Of course there is no way I can read 290 pages on this forum so I guess someone has already pointed out this maybe, but
I just want to note that the whole discussion started, right from the start in message 1, with a non-so-true assumption:
jay_a2j wrote:Now science has said, Life cannot come from non-life. Which is common sense... a rock will never reproduce since it is not living.

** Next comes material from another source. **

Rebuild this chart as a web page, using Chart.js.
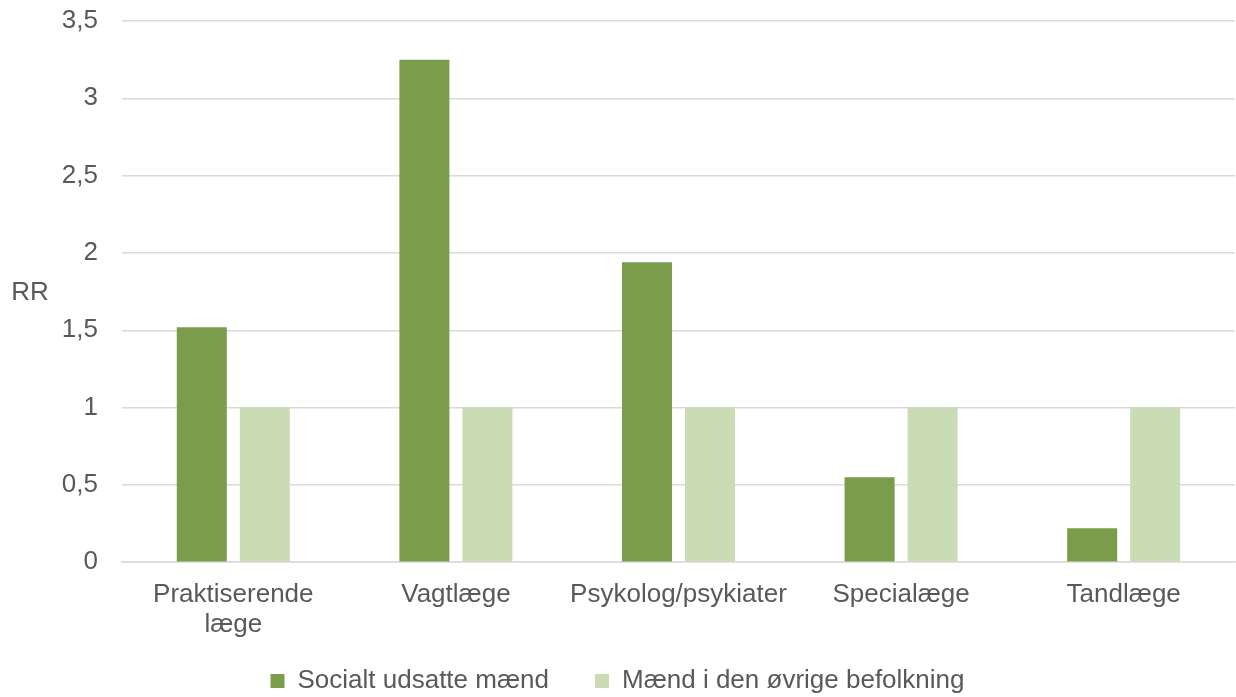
<!DOCTYPE html>
<html><head><meta charset="utf-8">
<script src="https://cdn.jsdelivr.net/npm/chart.js@4/dist/chart.umd.min.js"></script>
<style>html,body{margin:0;padding:0;background:#fff}#wrap{width:1236px;height:697px}</style>
</head><body><div id="wrap"><canvas id="c" width="1236" height="697"></canvas></div>
<script>
const categories = [["Praktiserende","læge"], "Vagtlæge", "Psykolog/psykiater", "Specialæge", "Tandlæge"];
const socialtUdsatte = [1.52, 3.25, 1.94, 0.55, 0.22];
const oevrigeBefolkning = [1, 1, 1, 1, 1];
const seriesNames = ["Socialt udsatte mænd", "Mænd i den øvrige befolkning"];
const yTicks = [0, 0.5, 1, 1.5, 2, 2.5, 3, 3.5];
const yTitle = "RR";

const FONT = "'Liberation Sans', Arial, sans-serif";
const FS = 26;
const TXT = "#595959";

const rrPlugin = {
  id: 'rr',
  afterInit(chart) {
    const lg = chart.legend;
    if (lg) {
      const origFit = lg.fit.bind(lg);
      lg.fit = function () { origFit(); this.height = 47; };
    }
  },
  afterLayout(chart) {
    const lg = chart.legend;
    if (lg) {
      lg.top = 622;
      lg.bottom = 697;
    }
  },
  afterDraw(chart) {
    const ctx = chart.ctx;
    ctx.save();
    ctx.font = FS + "px " + FONT;
    ctx.fillStyle = TXT;
    ctx.textAlign = "center";
    ctx.textBaseline = "middle";
    ctx.fillText(yTitle, 30, 293);
    ctx.restore();
  }
};

new Chart(document.getElementById('c'), {
  type: 'bar',
  data: {
    labels: categories,
    datasets: [
      { label: seriesNames[0], data: socialtUdsatte, backgroundColor: '#799d4a' },
      { label: seriesNames[1], data: oevrigeBefolkning, backgroundColor: '#cadcb3' }
    ]
  },
  options: {
    responsive: false,
    animation: false,
    devicePixelRatio: 1,
    layout: { padding: { top: 21, right: 1, left: 0, bottom: 0 } },
    datasets: { bar: { categoryPercentage: 0.566, barPercentage: 0.794 } },
    plugins: {
      tooltip: { enabled: false },
      legend: {
        position: 'bottom',
        labels: {
          font: { family: FONT, size: FS },
          color: TXT,
          boxWidth: 14, boxHeight: 14,
          padding: 46
        }
      }
    },
    scales: {
      x: {
        grid: { display: false },
        border: { display: true, color: '#d9d9d9', width: 1.5 },
        ticks: { font: { family: FONT, size: FS, lineHeight: 1.15 }, color: TXT, padding: 10, maxRotation: 0, autoSkip: false }
      },
      y: {
        min: 0, max: 3.5,
        afterFit(scale) { scale.width = 122; scale.paddingTop = 0; scale.paddingBottom = 0; },
        afterBuildTicks(scale) { scale.ticks = yTicks.map(v => ({ value: v })); },
        grid: { color: '#d9d9d9', lineWidth: 1.5, drawTicks: false },
        border: { display: false },
        ticks: {
          font: { family: FONT, size: FS }, color: TXT, padding: 24,
          callback: v => String(v).replace('.', ',')
        }
      }
    }
  },
  plugins: [rrPlugin]
});
</script>
</body></html>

Since has not said that *AT ALL*, and common sense does not match science many many times, and in fact in the well-known book "Seven Clues to the Origin of Life" Cairns-Smith states that life could indeed have come from non-life inorganic material. As I am lazy, I post here some part of a review that can be found in the web where that point is made more clear:
In "Seven Clues to the Origin of Life", A. G. Cairns-Smith, a molecular biologist and so on at the University of Glasgow, lays out in an amusing and chatty way (including numerous Sherlock Holmes quotations) his argument that yes the first replicator really couldn't have been any of the replicators that we have today, or even anything very much like them. And he presents his own theory as to what they in fact were: inorganic clay crystals of a certain type that seem to have (or seem capable of having) both the requisite ability to do a kind of very low-tech replication, and the potential to have eventually provided the platform on which our current much higher-tech replicators (DNA and all that) got their start.
So, regardless of whether God exists, it is quite a bad, though usual, technique to support an argument based on possibly false assumptions (that's exactly what science doesn't do!).